» Your goal
Repeat the listing word for word. No pictures belong in the copy.

-- START Material provided --

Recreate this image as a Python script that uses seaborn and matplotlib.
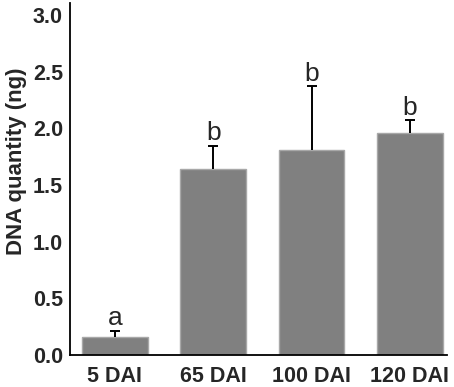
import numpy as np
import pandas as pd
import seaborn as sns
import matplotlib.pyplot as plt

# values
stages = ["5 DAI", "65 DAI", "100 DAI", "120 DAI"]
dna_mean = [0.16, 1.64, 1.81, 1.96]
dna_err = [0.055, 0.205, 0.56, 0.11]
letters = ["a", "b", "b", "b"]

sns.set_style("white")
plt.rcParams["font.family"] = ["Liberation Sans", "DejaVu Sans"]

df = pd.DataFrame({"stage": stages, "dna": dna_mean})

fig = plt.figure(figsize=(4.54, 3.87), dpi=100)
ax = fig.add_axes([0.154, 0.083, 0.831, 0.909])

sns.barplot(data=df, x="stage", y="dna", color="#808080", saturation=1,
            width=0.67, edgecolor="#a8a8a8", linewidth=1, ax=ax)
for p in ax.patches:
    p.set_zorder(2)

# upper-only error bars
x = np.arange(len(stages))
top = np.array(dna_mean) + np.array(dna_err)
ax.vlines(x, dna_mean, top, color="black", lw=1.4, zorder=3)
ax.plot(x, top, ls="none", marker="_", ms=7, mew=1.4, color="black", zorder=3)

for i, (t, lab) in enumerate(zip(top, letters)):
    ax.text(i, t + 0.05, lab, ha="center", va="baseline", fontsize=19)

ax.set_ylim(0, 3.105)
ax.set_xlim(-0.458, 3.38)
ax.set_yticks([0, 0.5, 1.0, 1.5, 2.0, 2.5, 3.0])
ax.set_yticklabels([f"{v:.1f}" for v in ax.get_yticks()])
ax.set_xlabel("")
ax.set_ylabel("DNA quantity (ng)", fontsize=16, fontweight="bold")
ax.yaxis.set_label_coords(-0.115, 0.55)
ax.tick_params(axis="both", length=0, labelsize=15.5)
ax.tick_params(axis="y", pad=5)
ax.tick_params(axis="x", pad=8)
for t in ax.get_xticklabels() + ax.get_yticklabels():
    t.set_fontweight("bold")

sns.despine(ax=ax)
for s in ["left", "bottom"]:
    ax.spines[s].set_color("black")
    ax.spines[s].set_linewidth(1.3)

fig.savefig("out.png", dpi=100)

-- END Material provided --

» Solution to the exercise
Recreate this image as a Python script that uses seaborn and matplotlib.
import numpy as np
import pandas as pd
import seaborn as sns
import matplotlib.pyplot as plt

# values
stages = ["5 DAI", "65 DAI", "100 DAI", "120 DAI"]
dna_mean = [0.16, 1.64, 1.81, 1.96]
dna_err = [0.055, 0.205, 0.56, 0.11]
letters = ["a", "b", "b", "b"]

sns.set_style("white")
plt.rcParams["font.family"] = ["Liberation Sans", "DejaVu Sans"]

df = pd.DataFrame({"stage": stages, "dna": dna_mean})

fig = plt.figure(figsize=(4.54, 3.87), dpi=100)
ax = fig.add_axes([0.154, 0.083, 0.831, 0.909])

sns.barplot(data=df, x="stage", y="dna", color="#808080", saturation=1,
            width=0.67, edgecolor="#a8a8a8", linewidth=1, ax=ax)
for p in ax.patches:
    p.set_zorder(2)

# upper-only error bars
x = np.arange(len(stages))
top = np.array(dna_mean) + np.array(dna_err)
ax.vlines(x, dna_mean, top, color="black", lw=1.4, zorder=3)
ax.plot(x, top, ls="none", marker="_", ms=7, mew=1.4, color="black", zorder=3)

for i, (t, lab) in enumerate(zip(top, letters)):
    ax.text(i, t + 0.05, lab, ha="center", va="baseline", fontsize=19)

ax.set_ylim(0, 3.105)
ax.set_xlim(-0.458, 3.38)
ax.set_yticks([0, 0.5, 1.0, 1.5, 2.0, 2.5, 3.0])
ax.set_yticklabels([f"{v:.1f}" for v in ax.get_yticks()])
ax.set_xlabel("")
ax.set_ylabel("DNA quantity (ng)", fontsize=16, fontweight="bold")
ax.yaxis.set_label_coords(-0.115, 0.55)
ax.tick_params(axis="both", length=0, labelsize=15.5)
ax.tick_params(axis="y", pad=5)
ax.tick_params(axis="x", pad=8)
for t in ax.get_xticklabels() + ax.get_yticklabels():
    t.set_fontweight("bold")

sns.despine(ax=ax)
for s in ["left", "bottom"]:
    ax.spines[s].set_color("black")
    ax.spines[s].set_linewidth(1.3)

fig.savefig("out.png", dpi=100)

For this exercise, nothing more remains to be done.